━━ EXERCISE INPUT

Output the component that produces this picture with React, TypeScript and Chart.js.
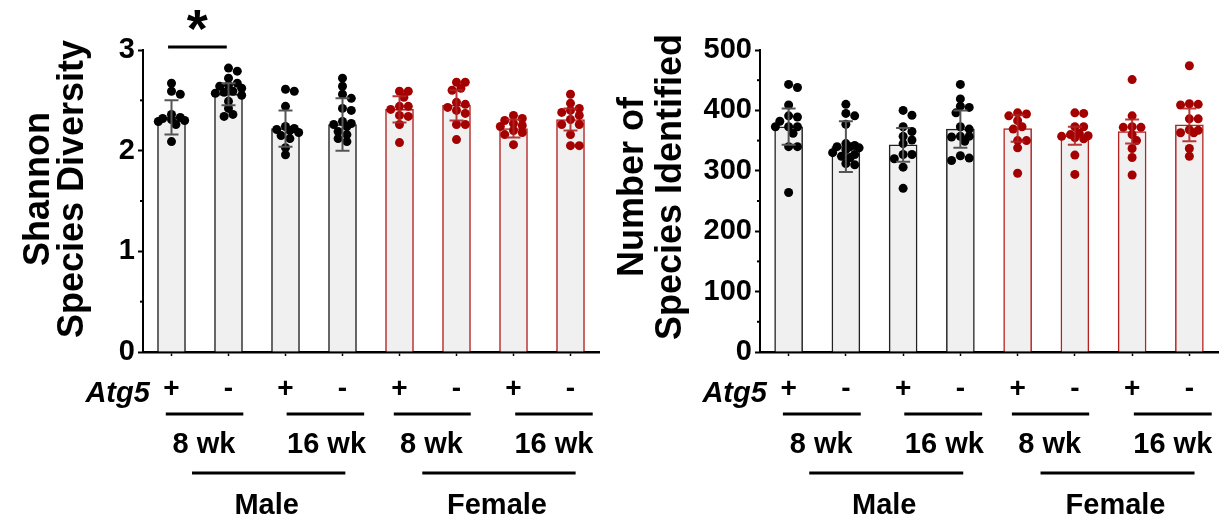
import React, { useEffect, useRef } from 'react';
import { Chart, registerables } from 'chart.js';

Chart.register(...registerables);

const FONT = 'Arial, "Liberation Sans", Helvetica, sans-serif';

// ---------- categories / labels ----------
const atg5Signs = ['+', '-', '+', '-', '+', '-', '+', '-'];
const ageLabels = ['8 wk', '16 wk', '8 wk', '16 wk'];
const sexLabels = ['Male', 'Female'];
const geneLabel = 'Atg5';

// ---------- Shannon species diversity ----------
const shannonTicks = [0, 1, 2, 3];
const shannonMinorTicks = [0.5, 1.5, 2.5];
const shannonMean = [2.33, 2.56, 2.22, 2.26, 2.41, 2.45, 2.22, 2.31];
const shannonSD = [0.17, 0.11, 0.18, 0.26, 0.13, 0.15, 0.09, 0.11];
const shannonM8Pos = [2.67, 2.59, 2.56, 2.36, 2.33, 2.32, 2.31, 2.3, 2.29, 2.26, 2.09];
const shannonM8Neg = [2.82, 2.79, 2.72, 2.67, 2.65, 2.64, 2.62, 2.59, 2.58, 2.57, 2.55, 2.49, 2.42, 2.36, 2.34];
const shannonM16Pos = [2.61, 2.59, 2.44, 2.24, 2.22, 2.21, 2.2, 2.18, 2.15, 2.12, 2.03, 1.96];
const shannonM16Neg = [2.72, 2.64, 2.56, 2.52, 2.42, 2.4, 2.29, 2.27, 2.26, 2.24, 2.19, 2.16, 2.12, 2.09];
const shannonF8Pos = [2.59, 2.59, 2.53, 2.44, 2.44, 2.41, 2.35, 2.34, 2.26, 2.08];
const shannonF8Neg = [2.68, 2.68, 2.62, 2.6, 2.48, 2.46, 2.43, 2.4, 2.37, 2.26, 2.26, 2.11];
const shannonF16Pos = [2.35, 2.32, 2.3, 2.27, 2.25, 2.24, 2.2, 2.18, 2.16, 2.06];
const shannonF16Neg = [2.56, 2.47, 2.42, 2.4, 2.38, 2.35, 2.31, 2.26, 2.26, 2.16, 2.05, 2.05];

// ---------- Number of species identified ----------
const speciesTicks = [0, 100, 200, 300, 400, 500];
const speciesMinorTicks = [50, 150, 250, 350, 450];
const speciesMean = [373, 340, 343, 369, 370, 358, 365, 376];
const speciesSD = [30, 42, 28, 31, 22, 15, 20, 27];
const speciesM8Pos = [443, 438, 409, 391, 389, 382, 373, 373, 373, 362, 340, 340, 264];
const speciesM8Neg = [410, 395, 391, 377, 345, 342, 340, 340, 338, 335, 330, 327, 324, 322, 312, 310];
const speciesM16Pos = [400, 392, 373, 365, 357, 351, 345, 327, 327, 320, 306, 271];
const speciesM16Neg = [443, 419, 407, 405, 396, 373, 369, 357, 357, 356, 349, 325, 321, 317];
const speciesF8Pos = [396, 394, 391, 383, 373, 369, 350, 350, 338, 296];
const speciesF8Neg = [396, 395, 373, 373, 362, 360, 358, 357, 355, 353, 326, 294];
const speciesF16Pos = [451, 391, 373, 372, 372, 360, 350, 337, 322, 293];
const speciesF16Neg = [474, 411, 410, 409, 386, 386, 368, 367, 363, 363, 337, 324];

// ---------- styles ----------
const BAR_FILL = '#f0f0f0';
const MALE_COLOR = '#000000';
const FEMALE_COLOR = '#a50000';
const MALE_BORDER = '#222222';
const FEMALE_BORDER = '#b52222';
const MALE_ERR = '#555555';
const FEMALE_ERR = 'rgba(175,35,35,0.9)';

// annotation layout (in category-index units / px below the x axis)
const DECOR = {
  geneIdx: -0.38,
  geneBase: 49.5,
  pairLines: [[-0.1, 1.26], [2.02, 3.38], [3.9, 5.25], [6.03, 7.39]],
  pairDy: 62,
  ageIdx: [0.57, 2.72, 4.56, 6.71],
  ageBase: 101,
  sexLines: [[0.36, 3.05], [4.4, 7.09]],
  sexDy: 121,
  sexIdx: [1.67, 5.71],
  sexBase: 161.5,
};

// simple deterministic beeswarm placement (horizontal spread only)
function swarm(groups: number[][], pxPerUnit: number, pxPerIdx: number) {
  const minDist = 7;
  const step = 4.4;
  const male: { x: number; y: number }[] = [];
  const female: { x: number; y: number }[] = [];
  groups.forEach((vals, gi) => {
    const placed: { dx: number; py: number }[] = [];
    const order = vals.map((_, i) => i).sort((a, b) => vals[b] - vals[a]);
    order.forEach((i) => {
      const py = vals[i] * pxPerUnit;
      let chosen = 0;
      let best = -1;
      for (let k = 0; k < 7; k++) {
        const m = k === 0 ? 0 : k % 2 === 1 ? (k + 1) / 2 : -k / 2;
        const dx = m * step;
        const d = placed.length
          ? Math.min(...placed.map((p) => Math.hypot(p.dx - dx, p.py - py)))
          : Infinity;
        if (d >= minDist) {
          chosen = dx;
          break;
        }
        if (d > best) {
          best = d;
          chosen = dx;
        }
      }
      placed.push({ dx: chosen, py });
      (gi < 4 ? male : female).push({ x: gi + chosen / pxPerIdx, y: vals[i] });
    });
  });
  return { male, female };
}

type Spec = {
  mean: number[];
  sd: number[];
  groups: number[][];
  max: number;
  ticks: number[];
  minor: number[];
  yWidth: number;
  padRight: number;
  titleLines: string[];
  titleBaseX: number[];
  titleCenterY: number;
  titleSize: number;
  sig: boolean;
};

function makeConfig(spec: Spec): any {
  const pxPerUnit = 302 / spec.max;
  const dots = swarm(spec.groups, pxPerUnit, 57.1);

  const decor = {
    id: 'decor',
    afterDatasetsDraw(chart: any) {
      const { ctx } = chart;
      const x = chart.scales.x;
      const y = chart.scales.y;
      ctx.save();
      ctx.lineWidth = 2;
      spec.mean.forEach((m, i) => {
        const px = x.getPixelForValue(i);
        const top = y.getPixelForValue(m + spec.sd[i]);
        const bot = y.getPixelForValue(m - spec.sd[i]);
        ctx.strokeStyle = i < 4 ? MALE_ERR : FEMALE_ERR;
        ctx.beginPath();
        ctx.moveTo(px, top);
        ctx.lineTo(px, bot);
        ctx.moveTo(px - 7, top);
        ctx.lineTo(px + 7, top);
        ctx.moveTo(px - 7, bot);
        ctx.lineTo(px + 7, bot);
        ctx.stroke();
      });
      ctx.restore();
    },
    afterDraw(chart: any) {
      const { ctx, chartArea } = chart;
      const x = chart.scales.x;
      const y = chart.scales.y;
      const bottom = chartArea.bottom;
      ctx.save();
      ctx.fillStyle = '#000';
      ctx.strokeStyle = '#000';

      // minor ticks
      ctx.lineWidth = 2;
      spec.minor.forEach((v) => {
        const py = y.getPixelForValue(v);
        ctx.beginPath();
        ctx.moveTo(chartArea.left - 3, py);
        ctx.lineTo(chartArea.left, py);
        ctx.stroke();
      });

      // y title
      ctx.font = `bold ${spec.titleSize}px ${FONT}`;
      ctx.textAlign = 'center';
      ctx.textBaseline = 'alphabetic';
      spec.titleLines.forEach((t, k) => {
        ctx.save();
        ctx.translate(spec.titleBaseX[k], spec.titleCenterY);
        ctx.rotate(-Math.PI / 2);
        ctx.fillText(t, 0, 0);
        ctx.restore();
      });

      // gene label
      ctx.font = `italic bold 29px ${FONT}`;
      ctx.textAlign = 'right';
      ctx.fillText(geneLabel, x.getPixelForValue(DECOR.geneIdx), bottom + DECOR.geneBase);

      // pair lines + age labels
      ctx.lineWidth = 3;
      DECOR.pairLines.forEach(([a, b]) => {
        ctx.beginPath();
        ctx.moveTo(x.getPixelForValue(a), bottom + DECOR.pairDy);
        ctx.lineTo(x.getPixelForValue(b), bottom + DECOR.pairDy);
        ctx.stroke();
      });
      ctx.font = `bold 29px ${FONT}`;
      ctx.textAlign = 'center';
      ageLabels.forEach((t, k) => {
        ctx.fillText(t, x.getPixelForValue(DECOR.ageIdx[k]), bottom + DECOR.ageBase);
      });

      // sex lines + labels
      DECOR.sexLines.forEach(([a, b]) => {
        ctx.beginPath();
        ctx.moveTo(x.getPixelForValue(a), bottom + DECOR.sexDy);
        ctx.lineTo(x.getPixelForValue(b), bottom + DECOR.sexDy);
        ctx.stroke();
      });
      sexLabels.forEach((t, k) => {
        ctx.fillText(t, x.getPixelForValue(DECOR.sexIdx[k]), bottom + DECOR.sexBase);
      });

      // significance
      if (spec.sig) {
        const ly = y.getPixelForValue(3.03);
        ctx.lineWidth = 3;
        ctx.beginPath();
        ctx.moveTo(x.getPixelForValue(-0.06), ly);
        ctx.lineTo(x.getPixelForValue(0.97), ly);
        ctx.stroke();
        ctx.font = `bold 54px ${FONT}`;
        ctx.textAlign = 'center';
        ctx.fillText('*', x.getPixelForValue(0.45), 47);
      }
      ctx.restore();
    },
  };

  const tickFont = { family: FONT, size: 29, weight: 'bold' as const };

  return {
    type: 'bar',
    data: {
      datasets: [
        {
          type: 'scatter',
          data: dots.male,
          pointRadius: 4.5,
          pointBorderWidth: 0,
          pointBackgroundColor: MALE_COLOR,
          backgroundColor: MALE_COLOR,
          borderWidth: 0,
          order: 1,
        },
        {
          type: 'scatter',
          data: dots.female,
          pointRadius: 4.5,
          pointBorderWidth: 0,
          pointBackgroundColor: FEMALE_COLOR,
          backgroundColor: FEMALE_COLOR,
          borderWidth: 0,
          order: 1,
        },
        {
          type: 'bar',
          data: spec.mean.map((m, i) => ({ x: i, y: m })),
          backgroundColor: BAR_FILL,
          borderColor: spec.mean.map((_, i) => (i < 4 ? MALE_BORDER : FEMALE_BORDER)),
          borderWidth: 1.5,
          barThickness: 28,
          order: 3,
        },
      ],
    },
    options: {
      responsive: false,
      animation: false,
      events: [],
      layout: { padding: { top: 50, right: spec.padRight, left: 0, bottom: 0 } },
      plugins: { legend: { display: false }, tooltip: { enabled: false } },
      scales: {
        x: {
          type: 'linear',
          min: -0.5,
          max: 7.5,
          offset: false,
          z: 1,
          afterBuildTicks: (s: any) => {
            s.ticks = atg5Signs.map((_, i) => ({ value: i }));
          },
          afterFit: (s: any) => {
            s.height = 169;
          },
          ticks: {
            callback: (v: any) => atg5Signs[v],
            font: { family: FONT, size: 28, weight: 'bold' },
            color: '#000',
            padding: 16,
            autoSkip: false,
            maxRotation: 0,
            minRotation: 0,
          },
          grid: {
            offset: false,
            drawOnChartArea: false,
            drawTicks: true,
            tickLength: 4,
            tickWidth: 1.5,
            tickColor: '#000',
          },
          border: { color: '#000', width: 2.5 },
        },
        y: {
          min: 0,
          max: spec.max,
          z: 1,
          afterBuildTicks: (s: any) => {
            s.ticks = spec.ticks.map((v) => ({ value: v }));
          },
          afterFit: (s: any) => {
            s.width = spec.yWidth;
          },
          ticks: {
            callback: (v: any) => String(v),
            font: tickFont,
            color: '#000',
            padding: 3,
          },
          grid: {
            drawOnChartArea: false,
            drawTicks: true,
            tickLength: 5,
            tickWidth: 2,
            tickColor: '#000',
          },
          border: { color: '#000', width: 2 },
        },
      },
    },
    plugins: [decor],
  };
}

const leftSpec: Spec = {
  mean: shannonMean,
  sd: shannonSD,
  groups: [shannonM8Pos, shannonM8Neg, shannonM16Pos, shannonM16Neg, shannonF8Pos, shannonF8Neg, shannonF16Pos, shannonF16Neg],
  max: 3,
  ticks: shannonTicks,
  minor: shannonMinorTicks,
  yWidth: 143,
  padRight: 11,
  titleLines: ['Shannon', 'Species Diversity'],
  titleBaseX: [49, 83],
  titleCenterY: 189,
  titleSize: 36,
  sig: true,
};

const rightSpec: Spec = {
  mean: speciesMean,
  sd: speciesSD,
  groups: [speciesM8Pos, speciesM8Neg, speciesM16Pos, speciesM16Neg, speciesF8Pos, speciesF8Neg, speciesF16Pos, speciesF16Neg],
  max: 500,
  ticks: speciesTicks,
  minor: speciesMinorTicks,
  yWidth: 150,
  padRight: 11,
  titleLines: ['Number of', 'Species Identified'],
  titleBaseX: [33, 71],
  titleCenterY: 187,
  titleSize: 36,
  sig: false,
};

export default function App() {
  const leftRef = useRef<HTMLCanvasElement | null>(null);
  const rightRef = useRef<HTMLCanvasElement | null>(null);

  useEffect(() => {
    const c1 = new Chart(leftRef.current as HTMLCanvasElement, makeConfig(leftSpec));
    const c2 = new Chart(rightRef.current as HTMLCanvasElement, makeConfig(rightSpec));
    return () => {
      c1.destroy();
      c2.destroy();
    };
  }, []);

  return (
    <div style={{ position: 'absolute', left: 0, top: 0, width: 1229, height: 521, background: '#fff' }}>
      <canvas ref={leftRef} width={610} height={521} style={{ position: 'absolute', left: 0, top: 0, width: 610, height: 521 }} />
      <canvas ref={rightRef} width={619} height={521} style={{ position: 'absolute', left: 610, top: 0, width: 619, height: 521 }} />
    </div>
  );
}
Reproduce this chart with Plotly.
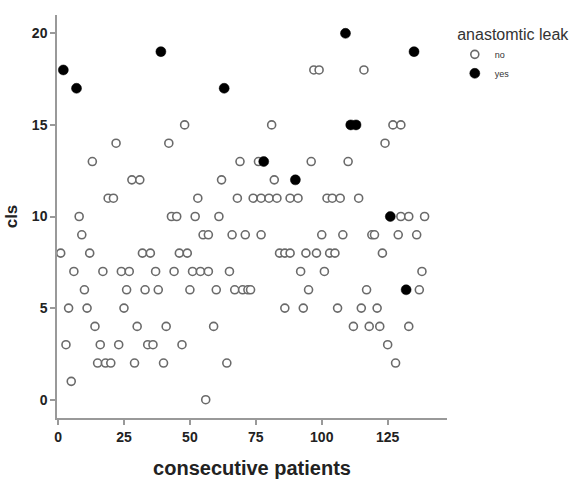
import plotly.graph_objects as go

# Patients without anastomotic leak: consecutive patient number and cls score
no_patients = [19, 21, 53, 68, 74, 77, 80, 83, 88, 91, 102, 104, 107, 114,
               8, 43, 45, 52, 61, 130, 133, 139,
               9, 55, 57, 66, 71, 77, 100, 108, 119, 120, 129, 136,
               1, 12, 32, 35, 46, 49, 84, 86, 88, 94, 98, 103, 105, 123,
               6, 17, 24, 27, 37, 44, 51, 54, 57, 65, 92, 101, 138,
               10, 26, 33, 38, 50, 60, 67, 70, 72, 73, 95, 117, 137,
               4, 11, 25, 86, 93, 106, 115, 121,
               14, 30, 41, 59, 112, 118, 122, 133,
               3, 16, 23, 34, 36, 47, 125,
               15, 18, 20, 29, 40, 64, 128,
               5, 56,
               97, 99, 116, 48, 81, 127, 130, 22, 42, 124,
               13, 69, 76, 96, 110, 28, 31, 62, 82]
no_cls = [11] * 14 + [10] * 8 + [9] * 12 + [8] * 14 + [7] * 13 + [6] * 13 \
    + [5] * 8 + [4] * 8 + [3] * 7 + [2] * 7 + [1, 0] \
    + [18, 18, 18, 15, 15, 15, 15, 14, 14, 14] \
    + [13, 13, 13, 13, 13, 12, 12, 12, 12]

# Patients with anastomotic leak
yes_patients = [2, 7, 39, 63, 78, 90, 109, 111, 113, 126, 132, 135]
yes_cls = [18, 17, 19, 17, 13, 12, 20, 15, 15, 10, 6, 19]

x_ticks = [0, 25, 50, 75, 100, 125]
y_ticks = [0, 5, 10, 15, 20]

font_family = "Liberation Sans, Arial, sans-serif"

fig = go.Figure()
fig.add_trace(go.Scatter(
    x=no_patients, y=no_cls, mode="markers", name="no",
    marker=dict(symbol="circle", size=8, color="white",
                line=dict(color="#6a6a6a", width=1.6)),
))
fig.add_trace(go.Scatter(
    x=yes_patients, y=yes_cls, mode="markers", name="yes",
    marker=dict(symbol="circle", size=10, color="black",
                line=dict(color="black", width=0.5)),
))

fig.update_layout(
    width=584, height=479,
    margin=dict(l=57, r=137, t=15, b=61),
    paper_bgcolor="white", plot_bgcolor="white",
    font=dict(family=font_family, color="#222222"),
    showlegend=True,
    legend=dict(
        x=1.02, y=0.99, xanchor="left", yanchor="top",
        title=dict(text="anastomtic leak", side="top center",
                   font=dict(size=16, color="#333333", family=font_family)),
        font=dict(size=9, color="#333333", family=font_family),
        itemwidth=30, tracegroupgap=0,
        bgcolor="rgba(0,0,0,0)",
    ),
    xaxis=dict(
        range=[-0.4, 147.5], tickvals=x_ticks, ticktext=[str(t) for t in x_ticks],
        showgrid=False, zeroline=False, showline=True, linecolor="#999999",
        linewidth=1.5, ticks="outside", ticklen=5, tickwidth=1.5, tickcolor="#999999",
        tickfont=dict(size=14, family=font_family, color="#222222", weight="bold"),
        automargin=False,
        title=dict(text="consecutive patients", standoff=18,
                   font=dict(size=20, family=font_family, color="#222222", weight="bold")),
    ),
    yaxis=dict(
        range=[-1, 21], tickvals=y_ticks, ticktext=[str(t) for t in y_ticks],
        showgrid=False, zeroline=False, showline=True, linecolor="#999999",
        linewidth=1.5, ticks="outside", ticklen=5, tickwidth=1.5, tickcolor="#999999",
        tickfont=dict(size=14, family=font_family, color="#222222", weight="bold"),
        automargin=False,
        title=dict(text="cls", standoff=10,
                   font=dict(size=17, family=font_family, color="#222222", weight="bold")),
    ),
)

fig.write_html("out.html")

━━━━

» **AIM**: Only the lines from the start of the records above through the line containing "const geneLabel = 'Atg5';" should be returned, exactly and with both ends, please; the pictures stay out.

» **OUTPUT**:
Output the component that produces this picture with React, TypeScript and Chart.js.
import React, { useEffect, useRef } from 'react';
import { Chart, registerables } from 'chart.js';

Chart.register(...registerables);

const FONT = 'Arial, "Liberation Sans", Helvetica, sans-serif';

// ---------- categories / labels ----------
const atg5Signs = ['+', '-', '+', '-', '+', '-', '+', '-'];
const ageLabels = ['8 wk', '16 wk', '8 wk', '16 wk'];
const sexLabels = ['Male', 'Female'];
const geneLabel = 'Atg5';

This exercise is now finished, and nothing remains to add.